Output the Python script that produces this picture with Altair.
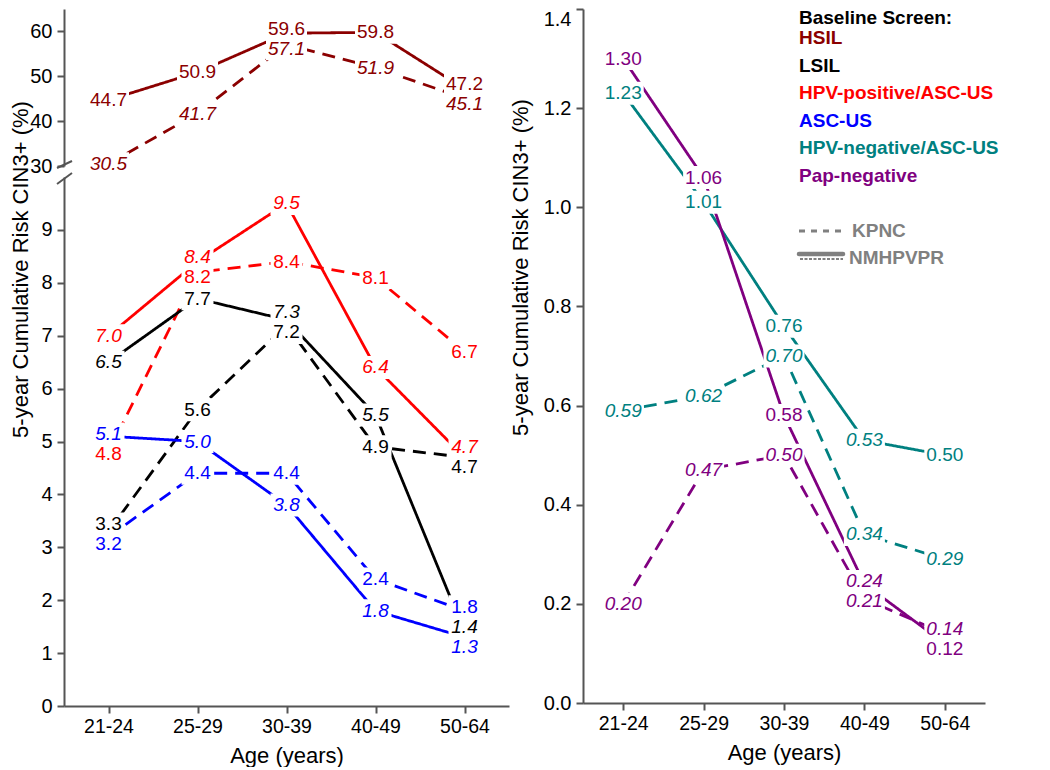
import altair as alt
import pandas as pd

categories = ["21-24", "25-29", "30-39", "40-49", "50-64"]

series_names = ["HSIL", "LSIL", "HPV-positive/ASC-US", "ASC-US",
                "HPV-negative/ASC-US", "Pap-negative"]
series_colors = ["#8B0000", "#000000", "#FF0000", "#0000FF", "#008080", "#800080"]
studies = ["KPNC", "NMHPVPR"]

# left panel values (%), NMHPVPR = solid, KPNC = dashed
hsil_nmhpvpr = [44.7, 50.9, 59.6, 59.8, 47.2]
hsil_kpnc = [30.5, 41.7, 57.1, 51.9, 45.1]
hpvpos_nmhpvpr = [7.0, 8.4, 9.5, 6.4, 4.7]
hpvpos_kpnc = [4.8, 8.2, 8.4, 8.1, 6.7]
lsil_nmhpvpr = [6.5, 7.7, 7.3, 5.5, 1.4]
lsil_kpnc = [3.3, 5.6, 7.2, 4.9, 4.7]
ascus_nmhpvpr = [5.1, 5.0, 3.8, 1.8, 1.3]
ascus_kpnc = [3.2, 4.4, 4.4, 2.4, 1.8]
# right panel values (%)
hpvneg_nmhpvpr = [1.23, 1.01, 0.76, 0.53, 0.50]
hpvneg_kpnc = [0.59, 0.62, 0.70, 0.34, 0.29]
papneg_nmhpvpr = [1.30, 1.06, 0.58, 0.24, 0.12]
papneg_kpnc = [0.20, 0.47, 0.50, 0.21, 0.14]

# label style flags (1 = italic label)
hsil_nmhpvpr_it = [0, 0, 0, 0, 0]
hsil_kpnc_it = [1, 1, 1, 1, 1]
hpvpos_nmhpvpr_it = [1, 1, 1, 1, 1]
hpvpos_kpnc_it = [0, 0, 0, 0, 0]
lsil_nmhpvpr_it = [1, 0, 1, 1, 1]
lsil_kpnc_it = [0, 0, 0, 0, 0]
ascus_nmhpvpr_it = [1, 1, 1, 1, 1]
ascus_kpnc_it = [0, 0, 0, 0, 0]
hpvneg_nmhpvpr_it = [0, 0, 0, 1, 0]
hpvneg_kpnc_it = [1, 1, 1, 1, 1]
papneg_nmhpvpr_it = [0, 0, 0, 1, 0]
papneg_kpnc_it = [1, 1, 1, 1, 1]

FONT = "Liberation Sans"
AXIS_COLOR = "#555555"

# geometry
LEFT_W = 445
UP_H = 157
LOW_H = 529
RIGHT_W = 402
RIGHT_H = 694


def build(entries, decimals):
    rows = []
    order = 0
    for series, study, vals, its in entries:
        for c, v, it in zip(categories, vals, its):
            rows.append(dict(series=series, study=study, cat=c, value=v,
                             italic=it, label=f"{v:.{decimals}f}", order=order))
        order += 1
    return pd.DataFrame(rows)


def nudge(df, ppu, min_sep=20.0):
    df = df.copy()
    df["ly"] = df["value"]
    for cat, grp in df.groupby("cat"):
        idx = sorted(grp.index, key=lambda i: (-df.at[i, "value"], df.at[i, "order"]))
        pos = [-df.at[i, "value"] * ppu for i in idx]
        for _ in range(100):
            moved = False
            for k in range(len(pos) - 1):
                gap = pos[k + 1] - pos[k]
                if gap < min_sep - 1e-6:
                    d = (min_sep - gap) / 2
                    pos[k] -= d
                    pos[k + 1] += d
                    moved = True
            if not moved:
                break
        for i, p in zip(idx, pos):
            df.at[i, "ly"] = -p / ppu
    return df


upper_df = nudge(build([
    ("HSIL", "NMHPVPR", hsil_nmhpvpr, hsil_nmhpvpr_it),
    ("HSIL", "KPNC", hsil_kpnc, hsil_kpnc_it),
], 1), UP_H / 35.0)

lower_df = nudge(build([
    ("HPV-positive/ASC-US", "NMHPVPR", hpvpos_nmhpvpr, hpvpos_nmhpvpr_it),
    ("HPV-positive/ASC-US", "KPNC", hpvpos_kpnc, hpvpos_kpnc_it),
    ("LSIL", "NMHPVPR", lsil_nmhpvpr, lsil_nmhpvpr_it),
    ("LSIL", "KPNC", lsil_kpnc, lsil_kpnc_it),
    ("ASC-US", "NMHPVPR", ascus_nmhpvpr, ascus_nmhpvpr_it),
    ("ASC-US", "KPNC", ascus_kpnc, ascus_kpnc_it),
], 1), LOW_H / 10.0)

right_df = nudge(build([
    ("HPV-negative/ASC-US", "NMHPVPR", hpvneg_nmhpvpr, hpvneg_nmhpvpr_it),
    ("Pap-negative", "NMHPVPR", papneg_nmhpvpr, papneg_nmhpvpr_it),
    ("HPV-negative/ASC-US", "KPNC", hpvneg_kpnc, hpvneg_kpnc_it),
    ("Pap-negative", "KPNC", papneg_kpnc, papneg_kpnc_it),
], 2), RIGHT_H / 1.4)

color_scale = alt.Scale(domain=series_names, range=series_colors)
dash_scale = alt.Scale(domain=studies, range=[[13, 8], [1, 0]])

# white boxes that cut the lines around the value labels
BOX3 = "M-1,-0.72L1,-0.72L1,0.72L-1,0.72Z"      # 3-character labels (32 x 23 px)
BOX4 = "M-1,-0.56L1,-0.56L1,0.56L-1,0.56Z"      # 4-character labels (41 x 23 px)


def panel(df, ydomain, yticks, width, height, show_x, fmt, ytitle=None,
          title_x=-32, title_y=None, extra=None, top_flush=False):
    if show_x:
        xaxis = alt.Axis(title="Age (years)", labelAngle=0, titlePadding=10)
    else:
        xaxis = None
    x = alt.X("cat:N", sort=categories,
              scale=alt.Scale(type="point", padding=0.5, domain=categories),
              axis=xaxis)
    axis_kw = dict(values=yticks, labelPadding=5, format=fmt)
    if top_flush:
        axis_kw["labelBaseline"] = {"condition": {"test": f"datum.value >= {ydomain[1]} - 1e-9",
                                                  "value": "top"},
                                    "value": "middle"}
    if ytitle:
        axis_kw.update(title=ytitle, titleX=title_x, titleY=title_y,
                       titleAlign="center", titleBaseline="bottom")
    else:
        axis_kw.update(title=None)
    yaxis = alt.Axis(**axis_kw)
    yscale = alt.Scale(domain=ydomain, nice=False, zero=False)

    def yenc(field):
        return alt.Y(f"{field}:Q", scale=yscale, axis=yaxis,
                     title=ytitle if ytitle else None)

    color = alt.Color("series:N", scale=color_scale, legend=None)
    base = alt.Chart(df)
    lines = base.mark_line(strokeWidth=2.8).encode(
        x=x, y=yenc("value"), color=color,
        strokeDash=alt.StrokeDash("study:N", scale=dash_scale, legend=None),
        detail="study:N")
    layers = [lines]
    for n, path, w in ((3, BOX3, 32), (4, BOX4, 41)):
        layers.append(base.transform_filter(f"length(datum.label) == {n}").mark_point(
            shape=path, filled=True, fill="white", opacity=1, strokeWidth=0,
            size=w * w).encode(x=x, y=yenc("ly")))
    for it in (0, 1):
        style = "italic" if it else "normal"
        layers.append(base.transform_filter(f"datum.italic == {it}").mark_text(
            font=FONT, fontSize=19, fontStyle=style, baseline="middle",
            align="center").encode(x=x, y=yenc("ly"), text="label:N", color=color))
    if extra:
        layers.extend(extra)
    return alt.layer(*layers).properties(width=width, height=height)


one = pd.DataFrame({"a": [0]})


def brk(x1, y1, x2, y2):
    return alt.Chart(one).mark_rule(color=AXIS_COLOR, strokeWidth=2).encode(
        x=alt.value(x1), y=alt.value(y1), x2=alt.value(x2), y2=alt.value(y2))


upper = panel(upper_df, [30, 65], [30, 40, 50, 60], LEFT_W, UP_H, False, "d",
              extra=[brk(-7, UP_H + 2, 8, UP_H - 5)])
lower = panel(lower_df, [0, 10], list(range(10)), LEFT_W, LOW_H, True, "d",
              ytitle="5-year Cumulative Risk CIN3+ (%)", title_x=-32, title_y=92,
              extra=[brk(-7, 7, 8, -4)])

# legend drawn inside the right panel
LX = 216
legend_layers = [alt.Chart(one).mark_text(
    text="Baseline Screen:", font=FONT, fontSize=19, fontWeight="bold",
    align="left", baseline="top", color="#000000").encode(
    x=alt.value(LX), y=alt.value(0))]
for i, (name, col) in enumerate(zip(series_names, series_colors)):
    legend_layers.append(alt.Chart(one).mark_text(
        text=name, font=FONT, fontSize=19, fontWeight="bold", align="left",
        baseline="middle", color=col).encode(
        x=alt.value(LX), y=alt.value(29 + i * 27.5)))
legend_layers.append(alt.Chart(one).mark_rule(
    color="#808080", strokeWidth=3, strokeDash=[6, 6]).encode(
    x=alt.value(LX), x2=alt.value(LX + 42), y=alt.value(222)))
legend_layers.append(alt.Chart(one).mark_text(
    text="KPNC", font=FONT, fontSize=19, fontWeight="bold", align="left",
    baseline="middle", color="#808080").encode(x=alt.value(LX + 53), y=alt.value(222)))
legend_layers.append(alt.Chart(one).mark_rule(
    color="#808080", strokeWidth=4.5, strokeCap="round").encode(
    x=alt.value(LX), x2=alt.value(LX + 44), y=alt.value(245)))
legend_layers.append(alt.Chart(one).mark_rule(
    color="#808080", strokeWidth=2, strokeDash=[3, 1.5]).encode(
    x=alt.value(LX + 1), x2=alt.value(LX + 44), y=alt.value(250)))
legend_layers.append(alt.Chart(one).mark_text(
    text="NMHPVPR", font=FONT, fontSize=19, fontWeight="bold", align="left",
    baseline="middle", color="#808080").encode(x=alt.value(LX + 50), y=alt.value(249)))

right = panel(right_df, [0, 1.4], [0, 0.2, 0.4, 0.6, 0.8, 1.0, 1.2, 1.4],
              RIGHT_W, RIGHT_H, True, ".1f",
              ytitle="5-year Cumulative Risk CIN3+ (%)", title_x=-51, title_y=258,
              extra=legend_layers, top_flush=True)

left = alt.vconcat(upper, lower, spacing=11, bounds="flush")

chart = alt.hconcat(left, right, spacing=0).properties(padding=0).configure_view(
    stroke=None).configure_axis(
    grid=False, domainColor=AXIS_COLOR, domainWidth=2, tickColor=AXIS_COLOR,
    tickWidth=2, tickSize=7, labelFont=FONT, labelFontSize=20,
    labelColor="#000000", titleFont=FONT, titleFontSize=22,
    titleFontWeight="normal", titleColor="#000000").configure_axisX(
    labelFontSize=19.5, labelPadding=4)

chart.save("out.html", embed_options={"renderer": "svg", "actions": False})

========

*Task goal*: From the first line above down to the line with "papneg_kpnc = [0.20, 0.47, 0.50, 0.21, 0.14]", reproduce every line and no others, omitting pictures.

*Written solution*:
Output the Python script that produces this picture with Altair.
import altair as alt
import pandas as pd

categories = ["21-24", "25-29", "30-39", "40-49", "50-64"]

series_names = ["HSIL", "LSIL", "HPV-positive/ASC-US", "ASC-US",
                "HPV-negative/ASC-US", "Pap-negative"]
series_colors = ["#8B0000", "#000000", "#FF0000", "#0000FF", "#008080", "#800080"]
studies = ["KPNC", "NMHPVPR"]

# left panel values (%), NMHPVPR = solid, KPNC = dashed
hsil_nmhpvpr = [44.7, 50.9, 59.6, 59.8, 47.2]
hsil_kpnc = [30.5, 41.7, 57.1, 51.9, 45.1]
hpvpos_nmhpvpr = [7.0, 8.4, 9.5, 6.4, 4.7]
hpvpos_kpnc = [4.8, 8.2, 8.4, 8.1, 6.7]
lsil_nmhpvpr = [6.5, 7.7, 7.3, 5.5, 1.4]
lsil_kpnc = [3.3, 5.6, 7.2, 4.9, 4.7]
ascus_nmhpvpr = [5.1, 5.0, 3.8, 1.8, 1.3]
ascus_kpnc = [3.2, 4.4, 4.4, 2.4, 1.8]
# right panel values (%)
hpvneg_nmhpvpr = [1.23, 1.01, 0.76, 0.53, 0.50]
hpvneg_kpnc = [0.59, 0.62, 0.70, 0.34, 0.29]
papneg_nmhpvpr = [1.30, 1.06, 0.58, 0.24, 0.12]
papneg_kpnc = [0.20, 0.47, 0.50, 0.21, 0.14]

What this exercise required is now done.